Dataset content >>
━━━━━━━━━━━━━━━━━━━━━━━━━━━━━━

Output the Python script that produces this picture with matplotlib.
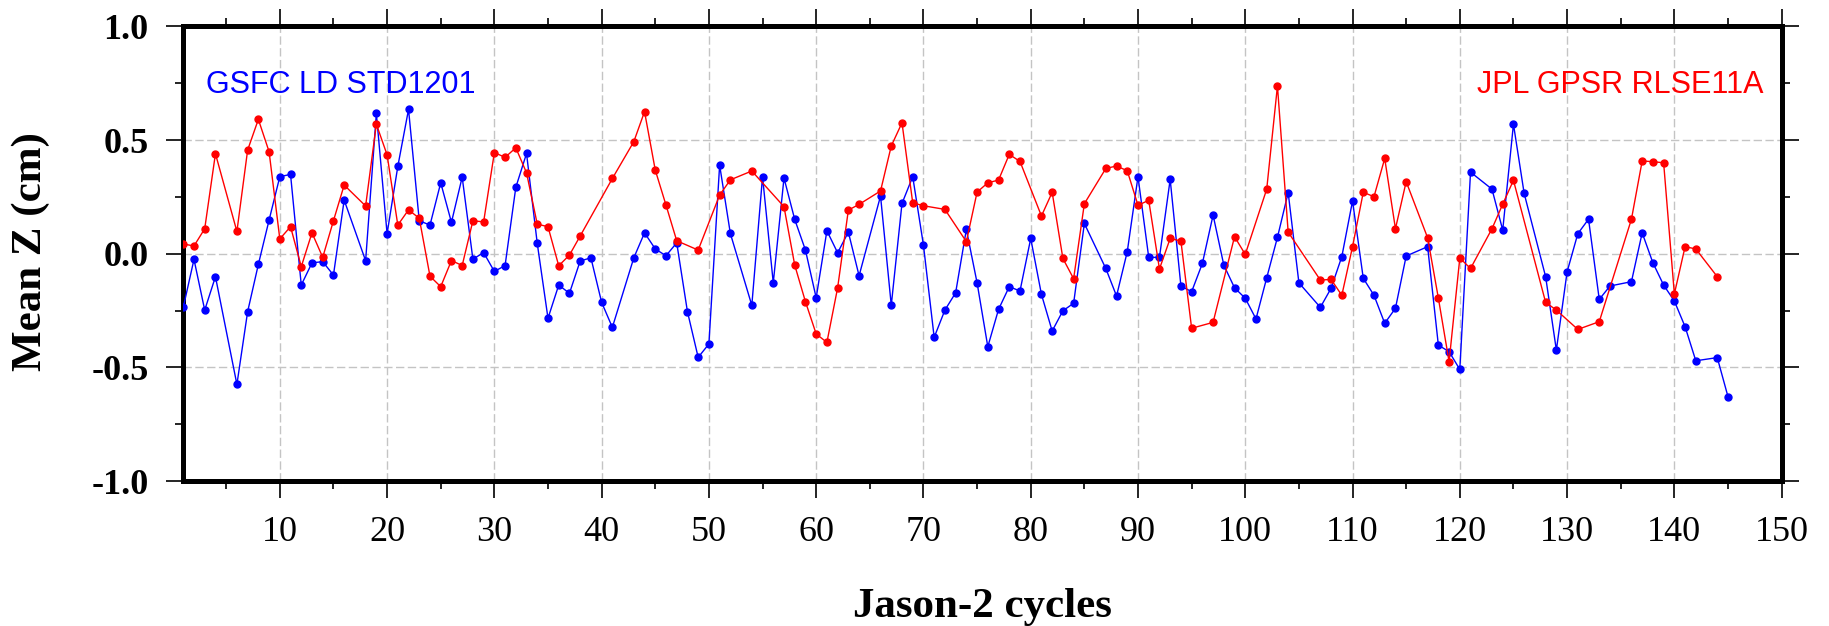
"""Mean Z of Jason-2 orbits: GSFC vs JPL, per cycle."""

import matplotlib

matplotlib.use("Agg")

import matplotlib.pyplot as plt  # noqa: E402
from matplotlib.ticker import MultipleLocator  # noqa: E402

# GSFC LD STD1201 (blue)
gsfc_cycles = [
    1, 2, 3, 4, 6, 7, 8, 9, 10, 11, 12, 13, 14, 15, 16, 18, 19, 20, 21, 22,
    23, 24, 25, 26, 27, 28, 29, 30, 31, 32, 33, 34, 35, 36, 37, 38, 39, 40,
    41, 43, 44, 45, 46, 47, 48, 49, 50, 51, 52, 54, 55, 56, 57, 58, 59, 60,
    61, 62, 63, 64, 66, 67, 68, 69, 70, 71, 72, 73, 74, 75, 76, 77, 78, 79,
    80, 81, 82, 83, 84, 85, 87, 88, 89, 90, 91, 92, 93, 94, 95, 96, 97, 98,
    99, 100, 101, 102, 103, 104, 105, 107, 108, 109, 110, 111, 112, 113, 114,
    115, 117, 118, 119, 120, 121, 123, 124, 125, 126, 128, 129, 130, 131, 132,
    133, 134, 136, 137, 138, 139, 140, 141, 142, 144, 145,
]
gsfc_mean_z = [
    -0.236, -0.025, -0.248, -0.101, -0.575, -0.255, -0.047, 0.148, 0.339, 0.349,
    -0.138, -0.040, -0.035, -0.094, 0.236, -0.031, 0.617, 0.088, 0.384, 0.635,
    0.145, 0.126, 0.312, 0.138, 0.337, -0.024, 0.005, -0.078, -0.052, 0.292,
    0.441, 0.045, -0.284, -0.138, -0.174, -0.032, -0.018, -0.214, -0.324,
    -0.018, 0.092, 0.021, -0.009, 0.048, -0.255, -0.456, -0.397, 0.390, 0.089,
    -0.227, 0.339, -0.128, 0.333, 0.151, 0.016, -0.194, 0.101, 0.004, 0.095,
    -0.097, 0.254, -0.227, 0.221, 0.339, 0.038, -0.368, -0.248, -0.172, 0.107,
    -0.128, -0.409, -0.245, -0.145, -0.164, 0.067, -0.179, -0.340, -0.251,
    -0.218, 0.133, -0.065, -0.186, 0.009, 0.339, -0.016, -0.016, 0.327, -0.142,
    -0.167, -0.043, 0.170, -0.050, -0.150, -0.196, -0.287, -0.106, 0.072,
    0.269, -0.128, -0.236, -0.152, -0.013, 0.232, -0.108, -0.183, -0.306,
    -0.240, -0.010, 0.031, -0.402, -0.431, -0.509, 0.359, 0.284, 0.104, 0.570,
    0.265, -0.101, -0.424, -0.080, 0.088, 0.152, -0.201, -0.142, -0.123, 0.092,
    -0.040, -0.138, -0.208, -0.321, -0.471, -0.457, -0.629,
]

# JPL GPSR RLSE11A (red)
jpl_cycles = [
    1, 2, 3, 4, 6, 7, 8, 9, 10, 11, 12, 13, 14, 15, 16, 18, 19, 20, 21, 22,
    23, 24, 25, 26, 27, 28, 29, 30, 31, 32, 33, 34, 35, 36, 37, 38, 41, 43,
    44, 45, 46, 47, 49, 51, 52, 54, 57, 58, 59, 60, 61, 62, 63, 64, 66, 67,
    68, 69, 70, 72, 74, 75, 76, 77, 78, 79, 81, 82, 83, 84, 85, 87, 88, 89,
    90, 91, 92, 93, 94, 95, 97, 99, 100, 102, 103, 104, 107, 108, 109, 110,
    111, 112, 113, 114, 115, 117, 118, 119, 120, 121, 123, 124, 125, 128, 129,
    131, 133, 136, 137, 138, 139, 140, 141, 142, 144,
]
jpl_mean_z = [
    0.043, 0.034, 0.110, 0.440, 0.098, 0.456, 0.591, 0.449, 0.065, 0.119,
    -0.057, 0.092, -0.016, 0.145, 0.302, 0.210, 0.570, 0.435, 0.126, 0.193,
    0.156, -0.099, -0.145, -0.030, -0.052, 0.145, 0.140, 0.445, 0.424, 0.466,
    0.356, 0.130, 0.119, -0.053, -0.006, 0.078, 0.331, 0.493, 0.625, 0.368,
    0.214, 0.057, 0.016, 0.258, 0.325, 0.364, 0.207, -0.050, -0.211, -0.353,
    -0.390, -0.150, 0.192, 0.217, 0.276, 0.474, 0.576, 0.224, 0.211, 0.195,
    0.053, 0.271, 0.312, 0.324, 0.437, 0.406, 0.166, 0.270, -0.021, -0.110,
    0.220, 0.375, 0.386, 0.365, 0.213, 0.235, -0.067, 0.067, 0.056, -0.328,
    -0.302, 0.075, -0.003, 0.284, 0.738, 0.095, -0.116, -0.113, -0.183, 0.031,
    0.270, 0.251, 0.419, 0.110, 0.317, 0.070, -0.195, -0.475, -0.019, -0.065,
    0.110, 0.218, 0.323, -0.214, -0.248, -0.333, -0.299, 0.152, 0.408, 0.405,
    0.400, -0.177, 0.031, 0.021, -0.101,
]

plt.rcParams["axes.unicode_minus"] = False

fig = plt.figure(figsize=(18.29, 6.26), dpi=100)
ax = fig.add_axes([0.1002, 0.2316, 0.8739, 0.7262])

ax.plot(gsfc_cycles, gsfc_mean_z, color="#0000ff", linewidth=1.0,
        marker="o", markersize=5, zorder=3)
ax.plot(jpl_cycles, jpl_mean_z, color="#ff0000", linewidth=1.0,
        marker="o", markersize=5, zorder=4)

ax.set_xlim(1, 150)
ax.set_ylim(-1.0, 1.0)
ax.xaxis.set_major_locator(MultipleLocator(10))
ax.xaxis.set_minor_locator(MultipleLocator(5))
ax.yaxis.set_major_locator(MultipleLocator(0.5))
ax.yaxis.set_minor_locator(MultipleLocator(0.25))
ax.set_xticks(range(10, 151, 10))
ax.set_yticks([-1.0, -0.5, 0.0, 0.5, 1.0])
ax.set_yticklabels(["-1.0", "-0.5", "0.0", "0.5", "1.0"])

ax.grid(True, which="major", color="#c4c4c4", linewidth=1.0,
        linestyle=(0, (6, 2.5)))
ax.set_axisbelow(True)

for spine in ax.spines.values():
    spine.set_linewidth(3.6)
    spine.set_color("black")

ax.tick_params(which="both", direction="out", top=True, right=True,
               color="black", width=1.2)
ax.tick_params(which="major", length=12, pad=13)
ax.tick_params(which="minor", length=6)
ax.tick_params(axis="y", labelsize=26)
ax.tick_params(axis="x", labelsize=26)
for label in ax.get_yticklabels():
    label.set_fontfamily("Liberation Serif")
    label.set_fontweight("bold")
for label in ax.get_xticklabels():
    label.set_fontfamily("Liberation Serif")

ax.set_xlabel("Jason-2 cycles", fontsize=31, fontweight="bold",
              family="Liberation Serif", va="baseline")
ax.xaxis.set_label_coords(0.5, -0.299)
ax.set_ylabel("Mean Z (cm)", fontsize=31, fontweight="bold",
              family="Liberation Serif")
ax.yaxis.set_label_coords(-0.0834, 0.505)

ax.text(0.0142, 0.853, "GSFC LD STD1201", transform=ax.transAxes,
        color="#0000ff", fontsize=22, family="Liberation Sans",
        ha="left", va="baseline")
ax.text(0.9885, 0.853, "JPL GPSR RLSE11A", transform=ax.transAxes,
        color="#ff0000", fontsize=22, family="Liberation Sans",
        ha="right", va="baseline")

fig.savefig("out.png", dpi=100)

━━━━━━━━━━━━━━━━━━━━━━━━━━━━━━

Set problem >> Write out again exactly the lines from the start of the data above through the line containing "from matplotlib.ticker import", inclusive, excluding any pictures.

Final result >>
Output the Python script that produces this picture with matplotlib.
"""Mean Z of Jason-2 orbits: GSFC vs JPL, per cycle."""

import matplotlib

matplotlib.use("Agg")

import matplotlib.pyplot as plt  # noqa: E402
from matplotlib.ticker import MultipleLocator  # noqa: E402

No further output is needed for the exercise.